Review

“Nightfall”, Bridge Theatre

Jeremy Malies on the South Bank
8 May 2018

 

End-on, in-the-round with a promenade option and now a thrust. The new £12m Bridge Theatre has been protean for its first three plays. Writer Barney Norris (still only 31) is equally versatile having made his mark as both novelist and dramatist. Nightfall has a broadly similar rural setting to his plays Eventide and Echo’s End but lacks the technical virtuosity of these plays or his five-star hit Visitors.

 

Claire Skinner and Ukweli Roach. Photo credit: Manuel Harlan.

 

There are Chekhovian motifs throughout in a plot that sees a large farm being bought up and turned into houses and the young characters yearning to escape. The year is 2016 and we see the characters on four evenings. Just for once, intense ‘big agra’ prairie-style arable farming has proved unprofitable. The feckless heir to the estate, Ryan (played by Sion Daniel Young) is so desperate for money that he allows his friend to syphon oil from a pipeline running across the farm. The friend is ex-con Pete, played by Ukweli Roach, who is a RADA product and star of NBC television series Blindspot.

Both actors are credible in their roles but Norris’s script falls short when the big speeches concerning life-changing dilemmas fail to emerge naturally from preceding dialogue. Director Laurie Sansom (a writer himself) might have eased this process. I had the suspicion that Norris is more concerned with the decay (and pending redevelopment) of the land than with the characters. The action is in the Hampshire coastal basin, an area where I was raised and which I now cover for the regional pages of this magazine. The company should have employed a dialect coach. The actors – Claire Skinner as the matriarch is the worst offender when occasionally reminding herself to roll an ‘r’ – speak with faux yokel accents of a kind I’ve never heard and which are likely to offend people of all demographics from the area.

 

Ophelia Lovibond, Sion Daniel Young and Ukweli Roach.
Photo credit: Manuel Harlan.

 

The closely observed set by Rae Smith is first-rate with the pipeline predominating and many skilful suggestions as to the massive extent of the land.

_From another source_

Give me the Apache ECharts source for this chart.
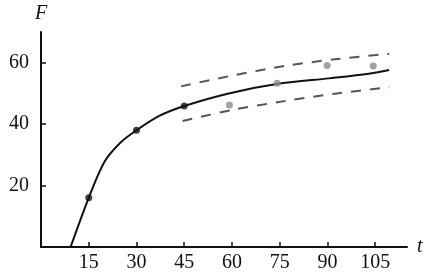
<!DOCTYPE html>
<html>
<head>
<meta charset="utf-8">
<script src="https://cdn.jsdelivr.net/npm/echarts@6/dist/echarts.min.js"></script>
<style>html,body{margin:0;padding:0;background:#fff}#c{width:430px;height:276px}</style>
</head>
<body>
<div id="c"></div>
<script>
// Fitted curve
const curveT = [9.3, 15, 20, 25, 30, 37, 45, 59, 75, 90.5, 103, 109.4];
const curveF = [0, 16, 27.8, 34, 38, 42.6, 45.9, 50, 53.2, 54.9, 56.4, 57.6];
// Observed points on the curve (black)
const blackT = [15, 30, 45];
const blackF = [16, 38, 45.9];
// Later observations (grey)
const greyT = [59.2, 74.2, 89.9, 104.4];
const greyF = [46.2, 53.3, 59.1, 58.9];
// Upper and lower dashed bands
const upperT = [44, 60, 77, 93, 109.4];
const upperF = [52.3, 55.8, 59, 61.2, 62.9];
const lowerT = [44.5, 60, 77, 93, 109.4];
const lowerF = [41, 44.6, 47.6, 50, 52];
// Tick labels
const xTicks = [15, 30, 45, 60, 75, 90, 105];
const yTicks = [20, 40, 60];

const zip = (a, b) => a.map((v, i) => [v, b[i]]);
const font = 'Liberation Serif';

const chart = echarts.init(document.getElementById('c'), null, {renderer: 'canvas'});
chart.setOption({
  animation: false,
  backgroundColor: '#fff',
  grid: {left: 41, right: 23, top: 32, bottom: 29},
  xAxis: {
    type: 'value', min: 0, max: 115,
    name: 't', nameLocation: 'end', nameGap: 10,
    nameTextStyle: {fontFamily: font, fontStyle: 'italic', fontSize: 20, color: '#111', verticalAlign: 'middle'},
    axisLine: {show: true, lineStyle: {color: '#111', width: 2}},
    axisTick: {show: true, inside: true, length: 5, customValues: xTicks, lineStyle: {color: '#111', width: 1.5}},
    axisLabel: {customValues: xTicks, fontFamily: font, fontSize: 20, color: '#111', margin: 6},
    splitLine: {show: false}
  },
  yAxis: {
    type: 'value', min: 0, max: 70,
    name: 'F', nameLocation: 'end', nameGap: 8,
    nameTextStyle: {fontFamily: font, fontStyle: 'italic', fontSize: 20, color: '#111', align: 'center'},
    axisLine: {show: true, lineStyle: {color: '#111', width: 2}},
    axisTick: {show: true, inside: true, length: 5, customValues: yTicks, lineStyle: {color: '#111', width: 1.5}},
    axisLabel: {customValues: yTicks, fontFamily: font, fontSize: 20, color: '#111', margin: 12},
    splitLine: {show: false}
  },
  series: [
    {type: 'line', data: zip(curveT, curveF), smooth: 0.3, showSymbol: false,
     lineStyle: {color: '#111', width: 2}, z: 3},
    {type: 'line', data: zip(upperT, upperF), smooth: 0.3, showSymbol: false,
     lineStyle: {color: '#555', width: 2, type: [10, 9]}},
    {type: 'line', data: zip(lowerT, lowerF), smooth: 0.3, showSymbol: false,
     lineStyle: {color: '#555', width: 2, type: [10, 9]}},
    {type: 'scatter', data: zip(blackT, blackF), symbolSize: 7, itemStyle: {color: '#111'}, z: 4},
    {type: 'scatter', data: zip(greyT, greyF), symbolSize: 7, itemStyle: {color: '#8a8a8a'}, z: 4}
  ]
});
</script>
</body>
</html>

Smith has also created an exquisite cyclorama that I took to be grazing marshes leading to an alluvial plain. The thrust configuration made everybody in the stalls feel they were inhabiting the family’s space to the extent that we could have stepped in and shared the barbecue. But sharing emotions and empathizing was a different thing and a smaller studio space would have worked better. Fitfully, Skinner makes her character luminous (dancing alone to Fleetwood Mac was a highpoint) but she’s not helped by the many platitudes on the theme of parenting.

The plight of the rural poor is an interesting topic that is seldom explored in British drama though Clara Brennan has done it more effectively writing about the north. Think Jez Butterworth’s Jerusalem without the energy and the profusion of gags, and a first act that is excessively slow-burn. Topical references such as discussion of Brexit enliven the closing scenes and Norris excels in relating macro issues to personal lives. There are many merits in the piece but they rarely coalesce. Norris may return to the theme of rural decay later with more success.